Published 05/19/2016, 12:51 PM
Updated 05/19/2016, 01:04 PM
Gold fell more than $20 an ounce on Thursday to settle at $1,253.25, its lowest closing level in May

Investing.com -- Gold crashed to three-week lows on Thursday morning before paring some of the losses late in the session, as market players continued to price in the improved chances of multiple rate increases from the Federal Reserve this year following hawkish comments from the U.S. central bank on the likelihood of a June rate hike.

On the Comex division of the New York Mercantile Exchange, gold for June delivery wavered between $1,244.50 and $1,262.25 an ounce, before settling at $1,253.25, down $21.15 or 1.66%. Gold extended declines from the previous session when it plunged $15 an ounce after the Federal Open Market Committee (FOMC) said in the minutes from its April meeting that it will likely raise short-term rates at its next meeting in June if the economy continues to improve as expected. Despite the sell-off, gold is up by more than 18% since the start of the year and is on pace for one of its strongest first halves in more than a decade.

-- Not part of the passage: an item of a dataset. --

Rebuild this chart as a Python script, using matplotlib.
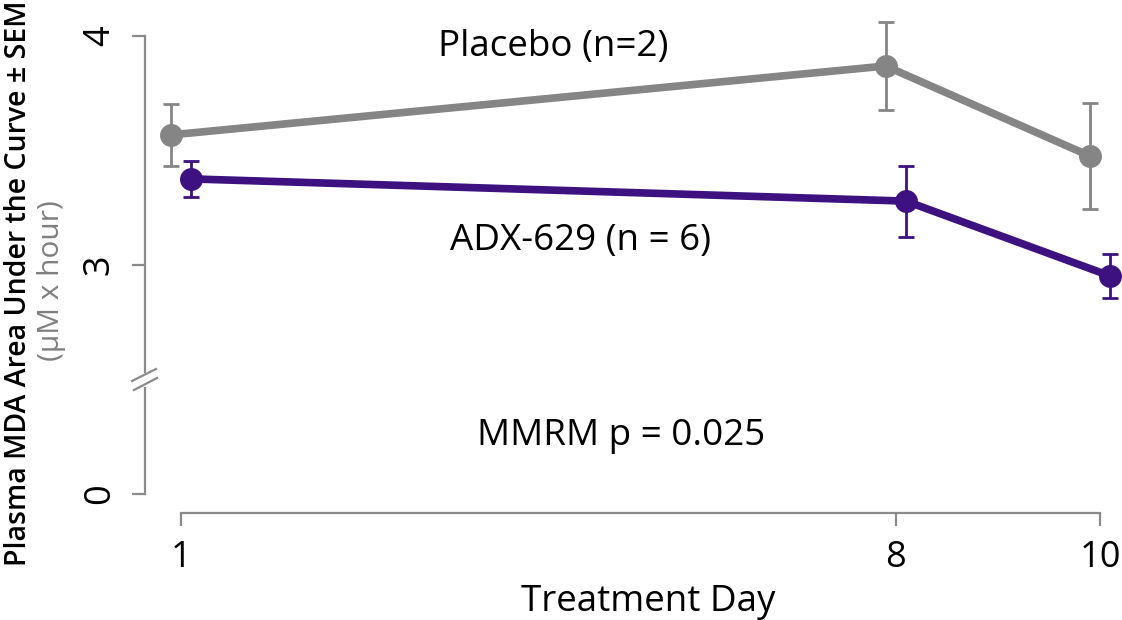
import matplotlib
matplotlib.use("Agg")
import matplotlib.pyplot as plt
import numpy as np

# ---- data ----
days = [1, 8, 10]
placebo_mean = [3.568, 3.869, 3.476]
placebo_sem = [0.137, 0.19, 0.23]
adx_mean = [3.376, 3.279, 2.952]
adx_sem = [0.08, 0.155, 0.094]
ytick_pos = [2, 3, 4]          # 0 is drawn at position 2 (broken axis)
ytick_labels = ["0", "3", "4"]
xtick_labels = ["1", "8", "10"]

plt.rcParams['font.family'] = ['Open Sans', 'DejaVu Sans']

W, H = 1122, 620
fig = plt.figure(figsize=(W / 100, H / 100), dpi=100)

def fx(px):
    return px / W

def fy(py):
    return 1 - py / H

ax_l, ax_r, ax_b, ax_t = 145, 1118, 513, 8
ax = fig.add_axes([fx(ax_l), fy(ax_b), (ax_r - ax_l) / W, (ax_b - ax_t) / H])

xpx = (1100 - 181) / 9.0
ax.set_xlim(1 - (181 - ax_l) / xpx, 10 + (ax_r - 1100) / xpx)
ypx = (494 - 36) / 2.0
ax.set_ylim(2 - (ax_b - 494) / ypx, 4 + (36 - ax_t) / ypx)

grey = '#858585'
purple = '#3D1180'
axis_grey = '#8a8a8a'

dodge = 0.1
xp = np.array(days) - dodge
xa = np.array(days) + dodge

ax.errorbar(xp, placebo_mean, yerr=placebo_sem, fmt='none', ecolor=grey,
            elinewidth=2, capsize=6, capthick=2, zorder=2)
ax.plot(xp, placebo_mean, '-o', color=grey, lw=5.5, ms=15.5, zorder=3,
        solid_capstyle='round', clip_on=False)
ax.errorbar(xa, adx_mean, yerr=adx_sem, fmt='none', ecolor=purple,
            elinewidth=2, capsize=6, capthick=2, zorder=2)
ax.plot(xa, adx_mean, '-o', color=purple, lw=5.5, ms=15.5, zorder=3,
        solid_capstyle='round', clip_on=False)

for s in ['top', 'right', 'left']:
    ax.spines[s].set_visible(False)
ax.spines['bottom'].set_bounds(1, 10)
ax.spines['bottom'].set_color(axis_grey)
ax.spines['bottom'].set_linewidth(1.6)

ax.set_xticks(days)
ax.set_xticklabels(xtick_labels)
ax.set_yticks(ytick_pos)
ax.set_yticklabels(ytick_labels, rotation=90, va='center')
ax.tick_params(axis='both', length=9.5, width=1.6, color=axis_grey,
               labelsize=26, direction='out')
ax.tick_params(axis='x', pad=10)
ax.tick_params(axis='y', pad=10)

# broken left spine
ytr = ax.get_yaxis_transform()
lo_end = 2 + (494 - 388) / ypx
hi_start = 2 + (494 - 372) / ypx
ax.plot([0, 0], [2, lo_end], color=axis_grey, lw=1.6, transform=ytr, clip_on=False)
ax.plot([0, 0], [hi_start, 4], color=axis_grey, lw=1.6, transform=ytr, clip_on=False)
awidth = ax_r - ax_l
for (x0, y0, x1, y1) in [(-13, 381, 11, 369), (-11, 390, 12, 378)]:
    ax.plot([x0 / awidth, x1 / awidth],
            [2 + (494 - y0) / ypx, 2 + (494 - y1) / ypx],
            color=axis_grey, lw=1.6, transform=ytr, clip_on=False)

# texts
fs = 26.5
fig.text(fx(553), fy(56), "Placebo (n=2)", ha='center', va='baseline', fontsize=fs)
fig.text(fx(580), fy(250), "ADX-629 (n = 6)", ha='center', va='baseline', fontsize=fs)
fig.text(fx(621), fy(445), "MMRM p = 0.025", ha='center', va='baseline', fontsize=fs)
fig.text(fx(648), fy(611), "Treatment Day", ha='center', va='baseline', fontsize=fs)

fig.text(fx(26), fy(283), "Plasma MDA Area Under the Curve ± SEM", rotation=90,
         rotation_mode='anchor', ha='center', va='baseline', fontsize=20.5,
         fontweight='semibold')
fig.text(fx(59), fy(281), "(μM x hour)", rotation=90, rotation_mode='anchor',
         ha='center', va='baseline', fontsize=21.5, color='#808080')

fig.savefig("out.png", dpi=100)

Gold likely gained support at $1,063.20, the low from January 4 and was met with resistance at $1,322.10, the high from August 8, 2014. As the dollar has depreciated sharply and uncertainty in global financial markets has receded in recent weeks, the Fed has sent broad signals that it will resume its monetary policy tightening cycle when it meets next on June 14-15.

On Thursday morning, New York Fed president William Dudley noted that it could be appropriate to raise interest rates in June or July if U.S. GDP continues to pick up following a weak first quarter. Speaking at a New York Fed event, Dudley also acknowledged that the Fed should weigh the potential of a U.K. departure from the European Union as it makes its decision. The FOMC has left its benchmark Federal Funds Rate unchanged at 0.25-0.50% in three meetings in 2016, after raising it for the first time in seven years in a historic decision last December.

In response to the Fed's comments, the CME Group's (NASDAQ:CME) Fed Watch tool placed the probability of a June rate hike at 26.3% on Thursday, while leaving the odds for a July rate increase relatively unchanged at 42.1%. By comparison, the CME Group said there was a 15% chance of a July rate hike last month. The CME Group also increased the probability the Fed will complete two rate hikes by December to 25.8%, up from 12.1% last month. Also in June, the FOMC will issue its quarterly long-term projections on the path of the Federal Funds Rate, PCE Inflation, changes in Real GDP and the Unemployment Rate.

While Fed governor Stanley Fischer did not address whether the FOMC should raise rates in June at the same event in New York on Thursday, Fischer indicated that policymakers should spend more time on discovering ways to bolster the "equilibrium real interest rate." The rate, which measures the borrowing costs related to steady inflation and maximum employment, helps guide the Fed on when it is appropriate to raise rates, Fischer said. Any rate hikes by the Fed this year are viewed as bearish for gold, which struggles to compete with high-yield bearing assets in rising rate environments.

The U.S. Dollar Index, which measures the strength of the greenback versus a basket of six other major currencies, surged to a seven-week high at 95.51, before falling back to 95.28 in U.S. afternoon trading. The index is still down nearly 5% since the start of December. Dollar-denominated commodities such as gold become more expensive for foreign investors when the dollar appreciates.

Silver for July delivery plummeted 0.702 or 4.10% to $16.43 an ounce.

Copper for July delivery fell 0.018 or 0.84% to $2.061 a pound.